** BEGIN **

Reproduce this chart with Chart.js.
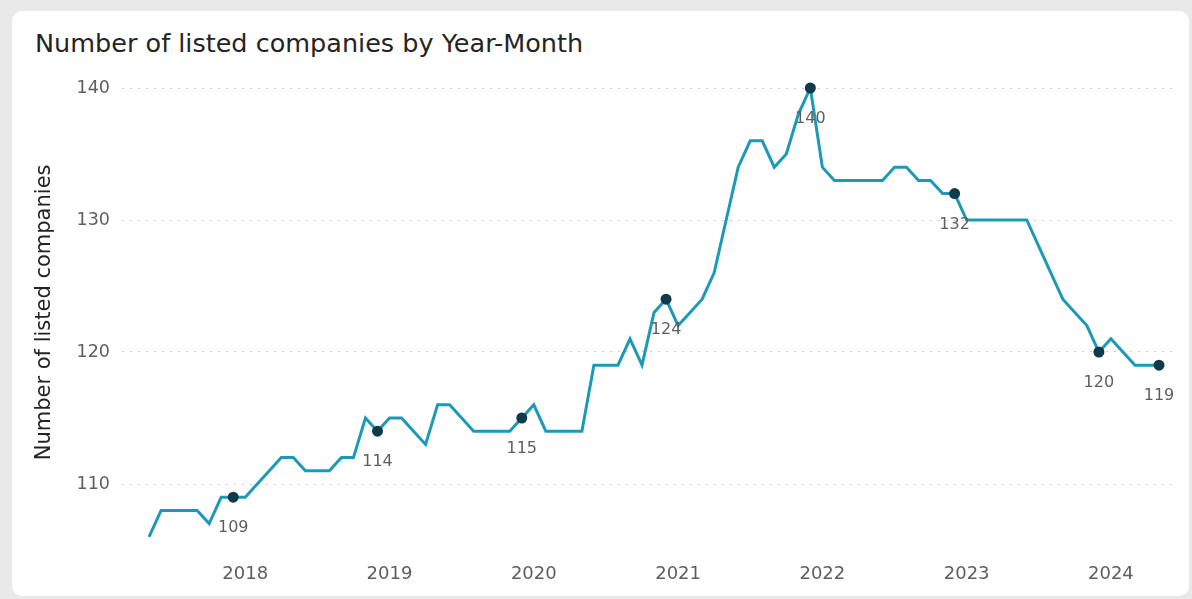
<!DOCTYPE html>
<html><head><meta charset="utf-8">
<script src="https://cdn.jsdelivr.net/npm/chart.js@4"></script>
<style>
html,body{margin:0;padding:0;background:#e9e9e9;width:1192px;height:599px;overflow:hidden;}
#card{position:absolute;left:12px;top:11px;width:1177px;height:585px;background:#fff;border-radius:10px;}
#title{position:absolute;left:35px;top:28px;font-family:"DejaVu Sans";font-size:25.5px;color:#252423;white-space:nowrap;}
#wrap{position:absolute;left:0;top:0;width:1192px;height:599px;}
</style></head><body>
<div id="card"></div>
<div id="title">Number of listed companies by Year-Month</div>
<div id="wrap"><canvas id="c" width="1192" height="599"></canvas></div>
<script>
const startYear = 2017, startMonth = 5; // first month shown: May 2017
const values2017 = [106,108,108,108,108,107,109,109];               // May-Dec
const values2018 = [109,110,111,112,112,111,111,111,112,112,115,114];
const values2019 = [115,115,114,113,116,116,115,114,114,114,114,115];
const values2020 = [116,114,114,114,114,119,119,119,121,119,123,124];
const values2021 = [122,123,124,126,130,134,136,136,134,135,138,140];
const values2022 = [134,133,133,133,133,133,134,134,133,133,132,132];
const values2023 = [130,130,130,130,130,130,128,126,124,123,122,120];
const values2024 = [121,120,119,119,119];                            // Jan-May
const yearLabels = ['2018','2019','2020','2021','2022','2023','2024'];
const yTicks = [110,120,130,140];

const values = [].concat(values2017, values2018, values2019, values2020, values2021, values2022, values2023, values2024);
const points = values.map((v,i) => ({x:i, y:v}));
const monthOf = i => (startMonth - 1 + i) % 12 + 1;
const marked = values.map((v,i) => monthOf(i) === 12 || i === values.length - 1);
const yearTickIdx = yearLabels.map(y => (Number(y) - startYear) * 12 - (startMonth - 1));

const labelPlugin = {
  id: 'pointLabels',
  afterDatasetsDraw(chart) {
    const meta = chart.getDatasetMeta(0);
    const ctx = chart.ctx;
    ctx.save();
    ctx.font = '16px "DejaVu Sans"';
    ctx.fillStyle = '#605E5C';
    ctx.textAlign = 'center';
    ctx.textBaseline = 'middle';
    meta.data.forEach((pt, i) => {
      if (!marked[i]) return;
      ctx.fillText(String(values[i]), pt.x, pt.y + 31);
    });
    ctx.restore();
  }
};

new Chart(document.getElementById('c'), {
  type: 'line',
  data: { datasets: [{
    data: points,
    borderColor: '#1B9AB8',
    borderWidth: 3,
    pointRadius: marked.map(m => m ? 5.5 : 0),
    pointHoverRadius: marked.map(m => m ? 5.5 : 0),
    pointBackgroundColor: '#0D3B4C',
    pointBorderWidth: 0,
    tension: 0,
    clip: false
  }]},
  options: {
    responsive: false, animation: false, devicePixelRatio: 1,
    layout: { padding: { left: 12, right: 17, top: 74.8, bottom: 0 } },
    plugins: { legend: { display: false }, tooltip: { enabled: false } },
    scales: {
      x: {
        type: 'linear', min: -2.25, max: 85.33,
        grid: { display: false }, border: { display: false },
        afterBuildTicks: s => { s.ticks = yearTickIdx.map(v => ({ value: v })); },
        afterFit: s => { s.height = 49; },
        ticks: {
          autoSkip: false, maxRotation: 0, padding: 6, color: '#605E5C',
          font: { family: 'DejaVu Sans', size: 18 },
          callback: (v, idx) => yearLabels[idx]
        }
      },
      y: {
        min: 105, max: 141,
        afterBuildTicks: s => { s.ticks = yTicks.map(v => ({ value: v })); },
        afterFit: s => { s.width = 110; },
        grid: { color: 'rgba(0,0,0,0.2)', drawTicks: false, lineWidth: 1 },
        border: { display: false, dash: [2, 6] },
        ticks: { padding: 12, color: '#605E5C', font: { family: 'DejaVu Sans', size: 17.5 } },
        title: {
          display: true, text: 'Number of listed companies', color: '#252423',
          font: { family: 'DejaVu Sans', size: 21 }, padding: { top: 20.4, bottom: 0 }
        }
      }
    }
  },
  plugins: [labelPlugin]
});
</script>
</body></html>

** END **

Print out the whole of the material word for word, without pictures.

§ RESULT
Reproduce this chart with Chart.js.
<!DOCTYPE html>
<html><head><meta charset="utf-8">
<script src="https://cdn.jsdelivr.net/npm/chart.js@4"></script>
<style>
html,body{margin:0;padding:0;background:#e9e9e9;width:1192px;height:599px;overflow:hidden;}
#card{position:absolute;left:12px;top:11px;width:1177px;height:585px;background:#fff;border-radius:10px;}
#title{position:absolute;left:35px;top:28px;font-family:"DejaVu Sans";font-size:25.5px;color:#252423;white-space:nowrap;}
#wrap{position:absolute;left:0;top:0;width:1192px;height:599px;}
</style></head><body>
<div id="card"></div>
<div id="title">Number of listed companies by Year-Month</div>
<div id="wrap"><canvas id="c" width="1192" height="599"></canvas></div>
<script>
const startYear = 2017, startMonth = 5; // first month shown: May 2017
const values2017 = [106,108,108,108,108,107,109,109];               // May-Dec
const values2018 = [109,110,111,112,112,111,111,111,112,112,115,114];
const values2019 = [115,115,114,113,116,116,115,114,114,114,114,115];
const values2020 = [116,114,114,114,114,119,119,119,121,119,123,124];
const values2021 = [122,123,124,126,130,134,136,136,134,135,138,140];
const values2022 = [134,133,133,133,133,133,134,134,133,133,132,132];
const values2023 = [130,130,130,130,130,130,128,126,124,123,122,120];
const values2024 = [121,120,119,119,119];                            // Jan-May
const yearLabels = ['2018','2019','2020','2021','2022','2023','2024'];
const yTicks = [110,120,130,140];

const values = [].concat(values2017, values2018, values2019, values2020, values2021, values2022, values2023, values2024);
const points = values.map((v,i) => ({x:i, y:v}));
const monthOf = i => (startMonth - 1 + i) % 12 + 1;
const marked = values.map((v,i) => monthOf(i) === 12 || i === values.length - 1);
const yearTickIdx = yearLabels.map(y => (Number(y) - startYear) * 12 - (startMonth - 1));

const labelPlugin = {
  id: 'pointLabels',
  afterDatasetsDraw(chart) {
    const meta = chart.getDatasetMeta(0);
    const ctx = chart.ctx;
    ctx.save();
    ctx.font = '16px "DejaVu Sans"';
    ctx.fillStyle = '#605E5C';
    ctx.textAlign = 'center';
    ctx.textBaseline = 'middle';
    meta.data.forEach((pt, i) => {
      if (!marked[i]) return;
      ctx.fillText(String(values[i]), pt.x, pt.y + 31);
    });
    ctx.restore();
  }
};

new Chart(document.getElementById('c'), {
  type: 'line',
  data: { datasets: [{
    data: points,
    borderColor: '#1B9AB8',
    borderWidth: 3,
    pointRadius: marked.map(m => m ? 5.5 : 0),
    pointHoverRadius: marked.map(m => m ? 5.5 : 0),
    pointBackgroundColor: '#0D3B4C',
    pointBorderWidth: 0,
    tension: 0,
    clip: false
  }]},
  options: {
    responsive: false, animation: false, devicePixelRatio: 1,
    layout: { padding: { left: 12, right: 17, top: 74.8, bottom: 0 } },
    plugins: { legend: { display: false }, tooltip: { enabled: false } },
    scales: {
      x: {
        type: 'linear', min: -2.25, max: 85.33,
        grid: { display: false }, border: { display: false },
        afterBuildTicks: s => { s.ticks = yearTickIdx.map(v => ({ value: v })); },
        afterFit: s => { s.height = 49; },
        ticks: {
          autoSkip: false, maxRotation: 0, padding: 6, color: '#605E5C',
          font: { family: 'DejaVu Sans', size: 18 },
          callback: (v, idx) => yearLabels[idx]
        }
      },
      y: {
        min: 105, max: 141,
        afterBuildTicks: s => { s.ticks = yTicks.map(v => ({ value: v })); },
        afterFit: s => { s.width = 110; },
        grid: { color: 'rgba(0,0,0,0.2)', drawTicks: false, lineWidth: 1 },
        border: { display: false, dash: [2, 6] },
        ticks: { padding: 12, color: '#605E5C', font: { family: 'DejaVu Sans', size: 17.5 } },
        title: {
          display: true, text: 'Number of listed companies', color: '#252423',
          font: { family: 'DejaVu Sans', size: 21 }, padding: { top: 20.4, bottom: 0 }
        }
      }
    }
  },
  plugins: [labelPlugin]
});
</script>
</body></html>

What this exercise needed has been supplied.